AIM OF THE EXERCISE. Transcribe the records below exactly, leaving out any pictures.

>>>>

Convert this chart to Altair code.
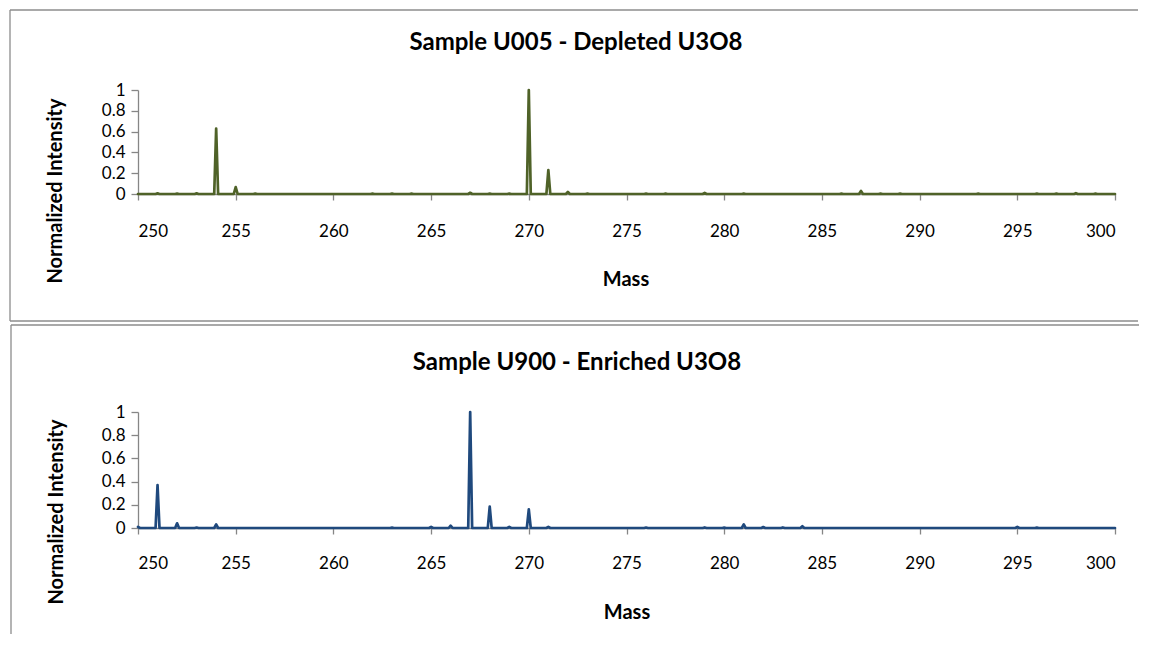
import altair as alt
import pandas as pd

# ---- data (mass in u, normalized intensity) ----
u005_mass = [251, 252, 253, 254, 255, 256, 262, 263, 264, 267, 268, 269, 270, 271, 272, 273,
             276, 277, 279, 281, 286, 287, 288, 289, 293, 296, 297, 298, 299]
u005_int = [0.006, 0.004, 0.006, 0.63, 0.067, 0.004, 0.003, 0.004, 0.003, 0.012, 0.004, 0.004,
            1.0, 0.23, 0.02, 0.004, 0.003, 0.003, 0.01, 0.003, 0.003, 0.03, 0.004, 0.004,
            0.003, 0.003, 0.004, 0.008, 0.003]

u900_mass = [250, 251, 252, 253, 254, 263, 265, 266, 267, 268, 269, 270, 271, 276, 279, 280,
             281, 282, 283, 284, 295, 296]
u900_int = [0.01, 0.37, 0.04, 0.004, 0.03, 0.003, 0.01, 0.02, 1.0, 0.185, 0.01, 0.16, 0.01,
            0.004, 0.005, 0.003, 0.03, 0.008, 0.005, 0.015, 0.01, 0.003]

mass_range = [250, 300]
x_ticks = [250, 255, 260, 265, 270, 275, 280, 285, 290, 295, 300]
y_ticks = [0, 0.2, 0.4, 0.6, 0.8, 1]

titles = ["Sample U005 - Depleted U3O8", "Sample U900 - Enriched U3O8"]
colors = ["#4F6228", "#1F497D"]

PEAK_HALF_WIDTH = 0.1  # baseline points on each side of a peak


def spectrum(masses, ints):
    rows = []
    if masses[0] > mass_range[0]:
        rows.append((mass_range[0], 0.0))
    for m, h in zip(masses, ints):
        if m - PEAK_HALF_WIDTH >= mass_range[0]:
            rows.append((m - PEAK_HALF_WIDTH, 0.0))
        rows.append((m, h))
        if m + PEAK_HALF_WIDTH <= mass_range[1]:
            rows.append((m + PEAK_HALF_WIDTH, 0.0))
    if masses[-1] < mass_range[1]:
        rows.append((mass_range[1], 0.0))
    rows.sort()
    return pd.DataFrame(rows, columns=["Mass", "Intensity"])


FONT = "Lato"
AX = "#868686"
BOX = "#8c8c8c"
dummy = pd.DataFrame({"k": [0]})


def text(label, x, y, size, angle=0):
    return alt.Chart(dummy).mark_text(
        text=label, font=FONT, fontSize=size, fontWeight="bold", color="black",
        align="center", baseline="middle", angle=angle
    ).encode(x=alt.value(x), y=alt.value(y))


def rule(x1, y1, x2, y2):
    return alt.Chart(dummy).mark_rule(color=BOX, strokeWidth=1.3).encode(
        x=alt.value(x1), x2=alt.value(x2), y=alt.value(y1), y2=alt.value(y2)
    )


def panel(df, color, title, h, geo, lines, lab_pad):
    line = alt.Chart(df).mark_line(color=color, strokeWidth=2.7, strokeJoin="round",
                                   strokeCap="round").encode(
        x=alt.X("Mass:Q", scale=alt.Scale(domain=mass_range, nice=False, zero=False),
                axis=alt.Axis(values=x_ticks, format="d", title=None, grid=False,
                              domainColor=AX, tickColor=AX, tickSize=6, labelPadding=lab_pad,
                              labelFont=FONT, labelFontSize=17, labelColor="black",
                              domainWidth=1.3, tickWidth=1.3)),
        y=alt.Y("Intensity:Q", scale=alt.Scale(domain=[0, 1], nice=False),
                axis=alt.Axis(values=y_ticks, format="~g", title=None, grid=False,
                              domainColor=AX, tickColor=AX, tickSize=7, labelPadding=6,
                              labelFont=FONT, labelFontSize=17, labelColor="black",
                              domainWidth=1.3, tickWidth=1.3)),
    )
    tx, ty, yx, yy, mx, my = geo
    layers = [rule(*l) for l in lines] + [
        line,
        text(title, tx, ty, 24),
        text("Normalized Intensity", yx, yy, 20, angle=270),
        text("Mass", mx, my, 20),
    ]
    return alt.layer(*layers).properties(width=977, height=h)


top = panel(spectrum(u005_mass, u005_int), colors[0], titles[0], 104,
            (438, -47, -82, 101, 488, 190),
            [(-128, -80, 1000, -80), (-128, -80, -128, 231), (-128, 231, 1000, 231)], 23)
bottom = panel(spectrum(u900_mass, u900_int), colors[1], titles[1], 116,
               (439, -49, -81, 100, 489, 201),
               [(-127, -87, 1001, -87), (-127, -87, -127, 222)], 21)

chart = alt.vconcat(top, bottom, spacing=0).properties(padding=0).configure(
    font=FONT, view=alt.ViewConfig(stroke="transparent")
)

chart.save("out.html", embed_options={"renderer": "svg", "actions": False})
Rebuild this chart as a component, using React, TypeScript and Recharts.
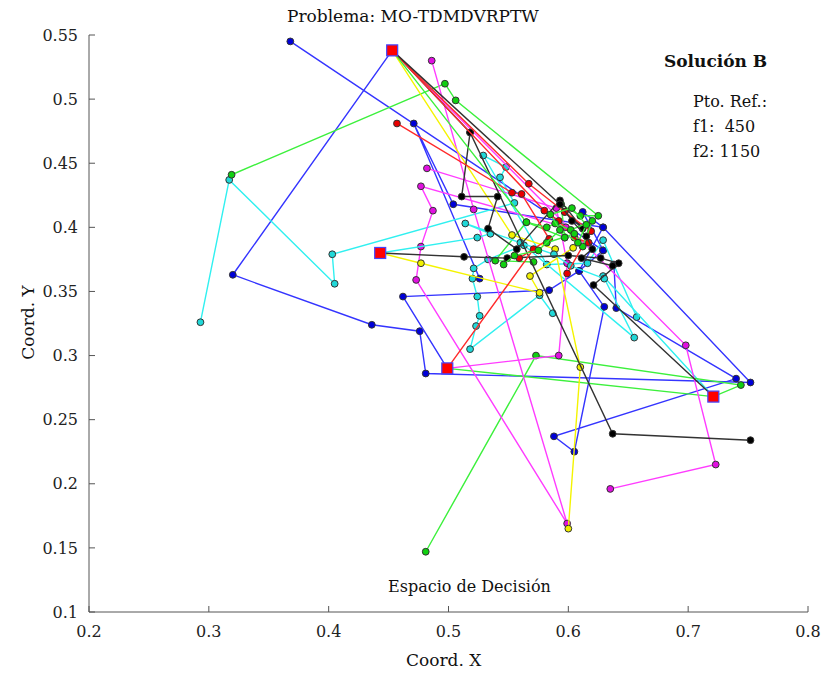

<<<<

ANSWER IN FULL.
Convert this chart to Altair code.
import altair as alt
import pandas as pd

# ---- data (mass in u, normalized intensity) ----
u005_mass = [251, 252, 253, 254, 255, 256, 262, 263, 264, 267, 268, 269, 270, 271, 272, 273,
             276, 277, 279, 281, 286, 287, 288, 289, 293, 296, 297, 298, 299]
u005_int = [0.006, 0.004, 0.006, 0.63, 0.067, 0.004, 0.003, 0.004, 0.003, 0.012, 0.004, 0.004,
            1.0, 0.23, 0.02, 0.004, 0.003, 0.003, 0.01, 0.003, 0.003, 0.03, 0.004, 0.004,
            0.003, 0.003, 0.004, 0.008, 0.003]

u900_mass = [250, 251, 252, 253, 254, 263, 265, 266, 267, 268, 269, 270, 271, 276, 279, 280,
             281, 282, 283, 284, 295, 296]
u900_int = [0.01, 0.37, 0.04, 0.004, 0.03, 0.003, 0.01, 0.02, 1.0, 0.185, 0.01, 0.16, 0.01,
            0.004, 0.005, 0.003, 0.03, 0.008, 0.005, 0.015, 0.01, 0.003]

mass_range = [250, 300]
x_ticks = [250, 255, 260, 265, 270, 275, 280, 285, 290, 295, 300]
y_ticks = [0, 0.2, 0.4, 0.6, 0.8, 1]

titles = ["Sample U005 - Depleted U3O8", "Sample U900 - Enriched U3O8"]
colors = ["#4F6228", "#1F497D"]

PEAK_HALF_WIDTH = 0.1  # baseline points on each side of a peak


def spectrum(masses, ints):
    rows = []
    if masses[0] > mass_range[0]:
        rows.append((mass_range[0], 0.0))
    for m, h in zip(masses, ints):
        if m - PEAK_HALF_WIDTH >= mass_range[0]:
            rows.append((m - PEAK_HALF_WIDTH, 0.0))
        rows.append((m, h))
        if m + PEAK_HALF_WIDTH <= mass_range[1]:
            rows.append((m + PEAK_HALF_WIDTH, 0.0))
    if masses[-1] < mass_range[1]:
        rows.append((mass_range[1], 0.0))
    rows.sort()
    return pd.DataFrame(rows, columns=["Mass", "Intensity"])


FONT = "Lato"
AX = "#868686"
BOX = "#8c8c8c"
dummy = pd.DataFrame({"k": [0]})


def text(label, x, y, size, angle=0):
    return alt.Chart(dummy).mark_text(
        text=label, font=FONT, fontSize=size, fontWeight="bold", color="black",
        align="center", baseline="middle", angle=angle
    ).encode(x=alt.value(x), y=alt.value(y))


def rule(x1, y1, x2, y2):
    return alt.Chart(dummy).mark_rule(color=BOX, strokeWidth=1.3).encode(
        x=alt.value(x1), x2=alt.value(x2), y=alt.value(y1), y2=alt.value(y2)
    )


def panel(df, color, title, h, geo, lines, lab_pad):
    line = alt.Chart(df).mark_line(color=color, strokeWidth=2.7, strokeJoin="round",
                                   strokeCap="round").encode(
        x=alt.X("Mass:Q", scale=alt.Scale(domain=mass_range, nice=False, zero=False),
                axis=alt.Axis(values=x_ticks, format="d", title=None, grid=False,
                              domainColor=AX, tickColor=AX, tickSize=6, labelPadding=lab_pad,
                              labelFont=FONT, labelFontSize=17, labelColor="black",
                              domainWidth=1.3, tickWidth=1.3)),
        y=alt.Y("Intensity:Q", scale=alt.Scale(domain=[0, 1], nice=False),
                axis=alt.Axis(values=y_ticks, format="~g", title=None, grid=False,
                              domainColor=AX, tickColor=AX, tickSize=7, labelPadding=6,
                              labelFont=FONT, labelFontSize=17, labelColor="black",
                              domainWidth=1.3, tickWidth=1.3)),
    )
    tx, ty, yx, yy, mx, my = geo
    layers = [rule(*l) for l in lines] + [
        line,
        text(title, tx, ty, 24),
        text("Normalized Intensity", yx, yy, 20, angle=270),
        text("Mass", mx, my, 20),
    ]
    return alt.layer(*layers).properties(width=977, height=h)


top = panel(spectrum(u005_mass, u005_int), colors[0], titles[0], 104,
            (438, -47, -82, 101, 488, 190),
            [(-128, -80, 1000, -80), (-128, -80, -128, 231), (-128, 231, 1000, 231)], 23)
bottom = panel(spectrum(u900_mass, u900_int), colors[1], titles[1], 116,
               (439, -49, -81, 100, 489, 201),
               [(-127, -87, 1001, -87), (-127, -87, -127, 222)], 21)

chart = alt.vconcat(top, bottom, spacing=0).properties(padding=0).configure(
    font=FONT, view=alt.ViewConfig(stroke="transparent")
)

chart.save("out.html", embed_options={"renderer": "svg", "actions": False})
Rebuild this chart as a component, using React, TypeScript and Recharts.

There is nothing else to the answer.